I thought she did a great job. She came off as intelligent and and competent and looked, at last, like a viable Vice Presidential candidate. I'm not at all surprised. Olberman of course will look incredulous and try to say she came off as an idiot, but that's his schtick. Maher's too. I do not think this will revive Sarah-mania. I think we are past that now. As I said earlier, this is going to be decided by people's feeling on the headliners, not the side kicks. And it will be decided on the economy.

Speaking of which, a much bigger deal was the fact,a s Chuck Todd reported, that McCain is essentially pulling out of Michigan. With Obama up in Michigan, Pennsylvania, and Ohio and leading by ten points over all, McCain is in trouble. If he throws the towell in in any of those states it is pretty much over.

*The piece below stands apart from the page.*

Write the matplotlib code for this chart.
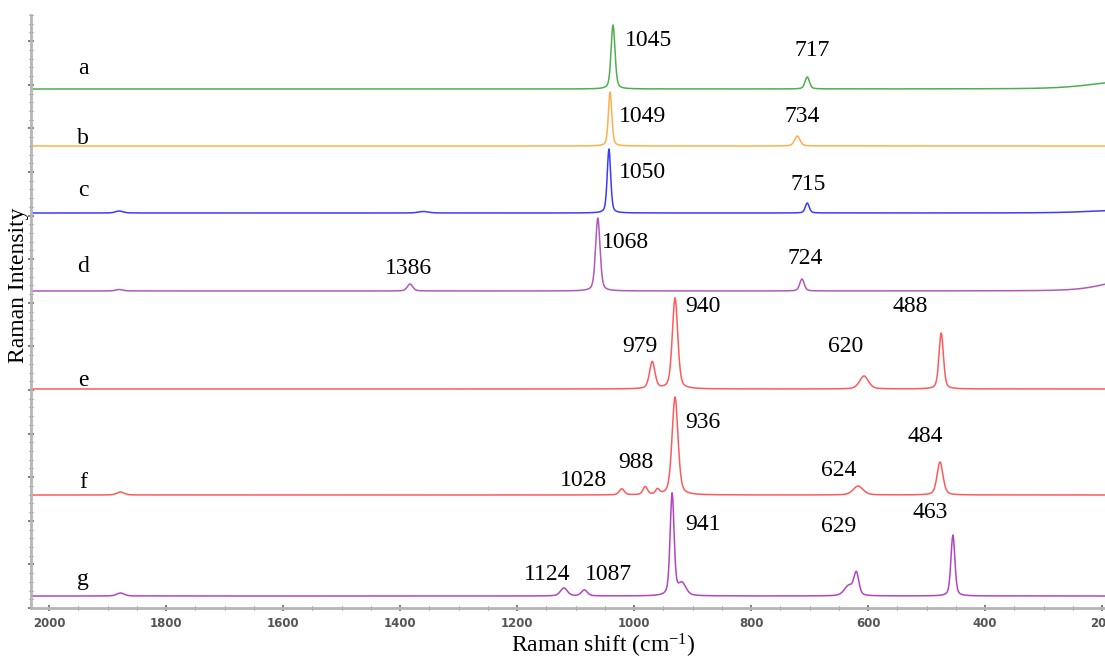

My only question is this: what will Tina Fey do now?

SNL

Although that second SNL skit about Sarah Palin (the Katie Couric interview) has been all over the news shows, the best line from it didn't make it into prime time: "In an effort to bone up on foreign policy I went to the Times Square area to see a film called 'The Bush Doctrine.' It was not about politics."

I have really two things to say about the debate tonight, which I'm going to DVR and might get around to watching after I catch up on Boston Legal. The first is that Sarah Palin is going to do much better than people think she will. She may not have the firmest grasp of the issues but she connects well with people, which is a much bigger deal (remember GHW Bush looking at his watch?). The second is that it won't matter. Real issues have replaced lipstick in the national focus, and Palin vs. Biden is now a side show.